Kritik hatte letztes Jahr auch die Wahl von Matwijenko in ein St. Petersburger Bezirksparlament ausgelöst. Das Wahlergebnis von 94,5 Prozent wurde in St. Petersburger Oppositionskreisen angezweifelt.
 
Angesichts dieser Vorgeschichte wirkten Matwijenkos Äußerungen über die russische Protestbewegung nicht unbedingt überzeugend. Die zahlreichen Kundgebungen für und gegen die Regierung während des Präsidentschaftswahlkampfes pries die Föderationsratsvorsitzende auf der Pressekonferenz als „ein Zeichen der Zivilgesellschaft“ und „nachhaltiger demokratischer Entwicklung“.
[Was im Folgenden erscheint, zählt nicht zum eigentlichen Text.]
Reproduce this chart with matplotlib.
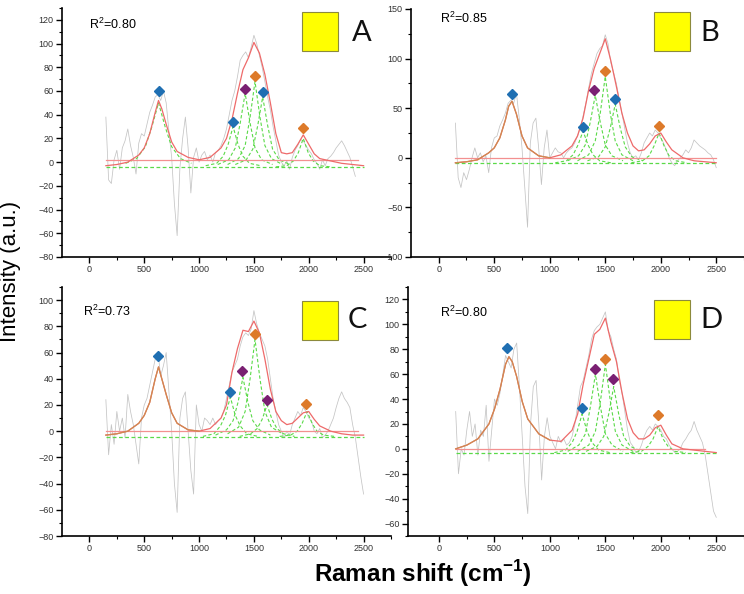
import matplotlib

matplotlib.use("Agg")
import matplotlib.pyplot as plt  # noqa: E402
import numpy as np  # noqa: E402
from matplotlib.patches import Rectangle  # noqa: E402

plt.rcParams["font.family"] = ["Liberation Sans", "DejaVu Sans"]
plt.rcParams["mathtext.fontset"] = "custom"
plt.rcParams["mathtext.rm"] = "Liberation Sans"
plt.rcParams["mathtext.bf"] = "Liberation Sans:bold"

W, H = 744, 594

spec_x = np.arange(150, 2501, 25)
A_spec = [38, -15, -18, 2, 10, -6, 12, 18, 28, 14, 4, -10, 16, 24, 22, 32, 42, 48, 55, 57,
          52, 60, 50, 26, 4, -35, -62, -5, 20, 38, 12, -26, 4, 12, 0, 6, 9, 2, 6, 0,
          8, 10, 14, 20, 28, 40, 52, 60, 72, 86, 90, 93, 88, 97, 107, 100, 90, 80, 68, 55,
          44, 30, 18, 6, 0, -3, 1, -6, 4, 10, 14, 19, 18, 14, 10, 7, 2, -1, -6, 2,
          -3, 3, 5, 8, 12, 15, 18, 14, 9, 4, -4, -12]
B_spec = [35, -20, -30, -15, -22, -12, 0, 10, 0, 5, -4, 2, -15, 10, 20, 22, 32, 38, 45, 55,
          58, 55, 65, 40, 10, -30, -70, 15, 35, 40, 10, -27, 10, 28, 0, 5, 10, 6, 5, 0,
          5, 8, 10, 15, 22, 30, 42, 55, 70, 85, 95, 105, 110, 113, 124, 115, 96, 86, 75, 60,
          45, 30, 15, 5, 0, 2, -2, 5, 15, 20, 25, 22, 28, 25, 20, 15, 8, 0, -5, -8,
          -3, 0, 3, 8, 5, 10, 18, 15, 12, 10, 8, 5, 3, -2, -10]
C_spec = [24, -18, 5, -10, 15, 0, 10, -5, 28, 15, 5, -10, -25, 10, 20, 25, 35, 45, 55, 60,
          42, 50, 60, 30, 0, -40, -62, 10, 25, 30, 0, -30, -48, 20, 5, 0, 10, 8, 5, 10,
          5, 8, 10, 15, 25, 35, 45, 50, 55, 65, 72, 75, 73, 78, 92, 82, 75, 70, 65, 55,
          40, 25, 15, 5, 0, -5, 0, -3, 5, 10, 15, 12, 18, 15, 10, 8, 0, -2, 2, -5,
          -3, 0, 5, 10, 18, 25, 30, 25, 22, 18, 5, -5, -20, -35, -48]
D_spec = [30, -20, 0, -5, 15, 30, 10, 20, -5, 15, 10, 35, -10, 15, 40, 35, 45, 60, 75, 70,
          65, 80, 85, 50, 10, -30, -52, 20, 50, 55, 20, -25, 10, 25, 10, 5, 0, 10, 5, 8,
          3, 5, 10, 20, 35, 50, 55, 65, 75, 88, 95, 98, 100, 105, 110, 95, 90, 80, 72, 55,
          45, 30, 15, 5, 2, -3, -2, 3, 10, 15, 18, 15, 20, 18, 15, 10, 8, 3, 0, -3,
          -2, 0, 5, 8, 12, 15, 22, 15, 10, 5, -5, -20, -35, -50, -55]

# cumulative fit (red)
fit_x = [150, 250, 350, 450, 500, 550, 600, 630, 660, 700, 750, 800, 900, 1000, 1100, 1200,
         1250, 1300, 1350, 1400, 1450, 1500, 1550, 1600, 1650, 1700, 1750, 1800, 1850, 1900,
         1950, 2000, 2050, 2100, 2200, 2300, 2400, 2500]
A_fit = [-3, -2, 0, 6, 12, 24, 42, 52, 45, 32, 17, 9, 4, 2, 4, 12, 20, 36, 58, 78, 88, 101,
         92, 74, 50, 24, 8, 7, 8, 15, 23, 15, 7, 3, 1, -1, -2, -3]
B_fit = [-5, -4, -2, 5, 10, 20, 38, 52, 57, 44, 22, 10, 2, 0, 3, 12, 22, 40, 68, 90, 105, 120,
         98, 72, 45, 25, 12, 7, 8, 14, 22, 25, 16, 8, 0, -3, -4, -5]
C_fit = [-3, -2, 0, 6, 12, 22, 40, 49, 40, 28, 14, 6, 1, 0, 2, 10, 20, 45, 63, 77, 76, 84,
         75, 55, 32, 15, 8, 5, 6, 10, 14, 15, 9, 4, 0, -2, -3, -3]
D_fit = [0, 3, 8, 20, 32, 48, 68, 74, 70, 58, 38, 24, 12, 7, 6, 15, 28, 52, 72, 92, 96, 105,
         86, 70, 45, 24, 13, 8, 8, 11, 17, 19, 11, 4, 0, -1, -2, -3]

# baselines: red level / end, green dashed level
A_base = (2, 2450, -4)
B_base = (0, 2500, -5.5)
C_base = (0, 2450, -4.5)
D_base = (0, 2400, -3)

# fitted components (green dashed) around 1300-2000
comp_dx = [-250, -150, -90, -45, 0, 45, 90, 150, 250]
A_comp_c = [1310, 1420, 1510, 1580, 1950]
A_comp_y = [[-3, -1, 5, 15, 30, 15, 5, -1, -3],
            [-2, 2, 12, 33, 58, 33, 12, 2, -2],
            [-2, 3, 14, 38, 68, 38, 14, 3, -2],
            [-2, 2, 11, 31, 55, 31, 11, 2, -2],
            [-4, -3, 1, 8, 20, 8, 1, -3, -4]]
B_comp_c = [1300, 1410, 1500, 1590, 1985]
B_comp_y = [[-5, -3, 3, 13, 27, 13, 3, -3, -5],
            [-3, 2, 13, 36, 63, 36, 13, 2, -3],
            [-3, 3, 17, 45, 82, 45, 17, 3, -3],
            [-3, 1, 11, 30, 54, 30, 11, 1, -3],
            [-5, -3, 2, 12, 25, 12, 2, -3, -5]]
C_comp_c = [1285, 1400, 1510, 1620, 1985]
C_comp_y = [[-4, -2, 4, 12, 26, 12, 4, -2, -4],
            [-3, 1, 8, 22, 41, 22, 8, 1, -3],
            [-2, 3, 15, 40, 70, 40, 15, 3, -2],
            [-4, -2, 2, 9, 20, 9, 2, -2, -4],
            [-4, -3, 0, 6, 15, 6, 0, -3, -4]]
D_comp_c = [1290, 1410, 1500, 1575, 1975]
D_comp_y = [[-3, -1, 5, 14, 28, 14, 5, -1, -3],
            [-2, 3, 12, 34, 60, 34, 12, 3, -2],
            [-2, 3, 14, 38, 68, 38, 14, 3, -2],
            [-2, 2, 10, 28, 50, 28, 10, 2, -2],
            [-3, -2, 2, 8, 18, 8, 2, -2, -3]]
# broad band near 630 in panel A (drawn as its own green component)
A_band_x = [330, 430, 510, 570, 630, 690, 750, 830, 930]
A_band_y = [-1, 3, 13, 30, 50, 30, 13, 3, -1]

# peak markers
BLUE, PURPLE, ORANGE = "#1f6fb2", "#7a1f72", "#dd7a2a"
A_pk_x = [630, 1310, 1420, 1510, 1580, 1950]
A_pk_y = [60, 34, 62, 73, 59, 29]
A_pk_c = [BLUE, BLUE, PURPLE, ORANGE, BLUE, ORANGE]
B_pk_x = [659, 1300, 1401, 1497, 1584, 1982]
B_pk_y = [64, 31, 68, 88, 59, 32]
B_pk_c = [BLUE, BLUE, PURPLE, ORANGE, BLUE, ORANGE]
C_pk_x = [628, 1283, 1393, 1506, 1616, 1979]
C_pk_y = [57, 30, 46, 74, 24, 21]
C_pk_c = [BLUE, BLUE, PURPLE, ORANGE, PURPLE, ORANGE]
D_pk_x = [617, 1287, 1407, 1497, 1572, 1970]
D_pk_y = [81, 33, 64, 72, 56, 27]
D_pk_c = [BLUE, BLUE, PURPLE, ORANGE, PURPLE, ORANGE]

r2 = {"A": "0.80", "B": "0.85", "C": "0.73", "D": "0.80"}

GREEN = "#5ada48"
fig = plt.figure(figsize=(W / 100, H / 100), dpi=100)


def px_axes(left, top, right, bottom):
    return fig.add_axes([left / W, 1 - bottom / H, (right - left) / W, (bottom - top) / H])


def panel(ax, spec, fit, base, comp_c, comp_y, pk_x, pk_y, pk_c, xlim, ylim, ystep,
          band_overlap):
    ax.plot(spec_x[:len(spec)], spec, color="#c4c4c4", lw=0.55, zorder=1)
    for c, ys in zip(comp_c, comp_y):
        ax.plot([c + d for d in comp_dx], ys, color=GREEN, lw=0.8, ls=(0, (3, 2)), zorder=2)
    ax.plot([150, 2500], [base[2], base[2]], color=GREEN, lw=0.9, ls=(0, (3, 2)), zorder=2)
    ax.plot([150, base[1]], [base[0], base[0]], color="#f39090", lw=0.9, zorder=3)
    ax.plot(fit_x, fit, color="#ee6a6a", lw=0.9, zorder=3)
    if band_overlap:
        # broad band component coincides with the fit, giving an olive-orange line
        n = fit_x.index(1000) + 1
        ax.plot(fit_x[:n], fit[:n], color="#cf8a50", lw=0.9, zorder=3.5)
    for x, y, c in zip(pk_x, pk_y, pk_c):
        ax.plot(x, y, marker="D", ms=5.5, color=c, mec=c, zorder=4)
    ax.set_xlim(*xlim)
    ax.set_xticks(np.arange(0, 2501, 500))
    ax.set_xticks(np.arange(250, 2751, 500), minor=True)
    lo = int(np.ceil(ylim[0] / ystep) * ystep)
    ax.set_yticks(np.arange(lo, ylim[1] + 0.1, ystep))
    ax.set_yticks(np.arange(lo - ystep / 2, ylim[1] + 0.1, ystep / 2), minor=True)
    ax.set_ylim(*ylim)
    for s in ("top", "right"):
        ax.spines[s].set_visible(False)
    for s in ("left", "bottom"):
        ax.spines[s].set_linewidth(1.2)
    ax.tick_params(which="major", direction="out", length=4, width=1, labelsize=6.5,
                   labelcolor="#333333", pad=2)
    ax.tick_params(which="minor", direction="out", length=2.5, width=0.8)
    ax.set_facecolor("none")


axA = px_axes(62, 8, 391, 257)
axA.plot(A_band_x, A_band_y, color=GREEN, lw=0.8, ls=(0, (3, 2)), zorder=2)
panel(axA, A_spec, A_fit, A_base, A_comp_c, A_comp_y, A_pk_x, A_pk_y, A_pk_c,
      (-250, 2700), (-80, 130), 20, False)
axB = px_axes(411, 9, 744, 257)
panel(axB, B_spec, B_fit, B_base, B_comp_c, B_comp_y, B_pk_x, B_pk_y, B_pk_c,
      (-250, 2750), (-100, 150), 50, True)
axC = px_axes(62, 287, 391, 536)
panel(axC, C_spec, C_fit, C_base, C_comp_c, C_comp_y, C_pk_x, C_pk_y, C_pk_c,
      (-250, 2700), (-80, 110), 20, True)
axD = px_axes(408, 287, 744, 536)
panel(axD, D_spec, D_fit, D_base, D_comp_c, D_comp_y, D_pk_x, D_pk_y, D_pk_c,
      (-280, 2750), (-70, 130), 20, True)

# R^2, yellow boxes and panel letters, placed in figure pixels
labels = [("A", 89, 24, 302, 12, 352, 33), ("B", 440, 18, 654, 12, 700, 33),
          ("C", 83, 311, 302, 301, 348, 320), ("D", 440, 312, 654, 300, 700, 320)]
for key, rx, ry, bx, by, lx, ly in labels:
    fig.text(rx / W, 1 - ry / H, "R$^{2}$=" + r2[key], fontsize=9, va="center", ha="left")
    fig.patches.append(Rectangle((bx / W, 1 - (by + 39) / H), 36 / W, 39 / H,
                                 transform=fig.transFigure, facecolor="#ffff00",
                                 edgecolor="#8c8a3c", lw=0.8))
    fig.text(lx / W, 1 - ly / H, key, fontsize=21, va="center", ha="left",
             family=["Lato", "DejaVu Sans"], color="#111111")

fig.text(11 / W, 1 - 271 / H, "Intensity (a.u.)", rotation=90, fontsize=16,
         va="center", ha="center")
fig.text(423 / W, 1 - 574 / H, r"Raman shift (cm$^{\mathbf{-1}}$)", fontsize=17.5,
         fontweight="bold", va="center", ha="center")

fig.savefig("out.png", dpi=100)
plt.close(fig)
Wahlrechtsreform „seit Jahren vorbereitet“

Doch das war noch nicht alles an wohlklingenden Äußerungen. „Die Menschen sind freier geworden, sie haben keine Angst mehr“, meinte die Ex-Gouverneurin. „Die Straßen-Demokratie ist der erste Schritt zur Demokratie.“ Dass die jetzt von der Duma in erster Lesung verabschiedete Wahlrechtsreform in Wirklichkeit auf Druck der Straße zustande kam, wurde von Matwijenko bestritten. Die Wahlrechtsreform sei schon „seit Jahren“ von Putin und Medwedew geplant gewesen, sagte sie.
 
Den Einwurf, dass es in den letzten Monaten in der russischen Gesellschaft eine „Erregung“ gegeben hat, wies die Föderationsratsvorsitzende zurück. „Eine Erregung der Gesellschaft gab es in Griechenland.“ In Russland könne man nicht von Erregung sprechen. Im Gegensatz zu Griechenland sei Russland sozial und politisch stabil. Die Föderationsratsvorsitzende drückte ihre Verwunderung darüber aus, dass die westlichen Medien Demonstrationen in Russland als etwas Besonderes sehen, Demonstrationen mit hunderttausenden Teilnehmern in Paris und Madrid dagegen  für normal halten.

„Keine Hexenjagd auf Beamte“

Angesprochen auf die Korruption in Russland meinte die Politikerin, sie begrüße das von Präsident Medwedew geplante Gesetzesprojekt, nachdem die Beamten in Zukunft darüber Rechenschaft ablegen müssen, aus welchen Quellen sie ihre Ausgaben finanzieren. Immer noch komme es vor, dass ein Teil des Gehalts im Briefumschlag gezahlt wird, womit man sich vor Steuerzahlungen drückt. Das neue Gesetz dürfe aber nicht zu einer „Hexenverfolgung“ gegen Beamte führen, von denen „der Großteil nicht korrupt“ sei. Das neue Anti-Korruptions-Gesetz dürfe „die Menschenrechte nicht verletzten“.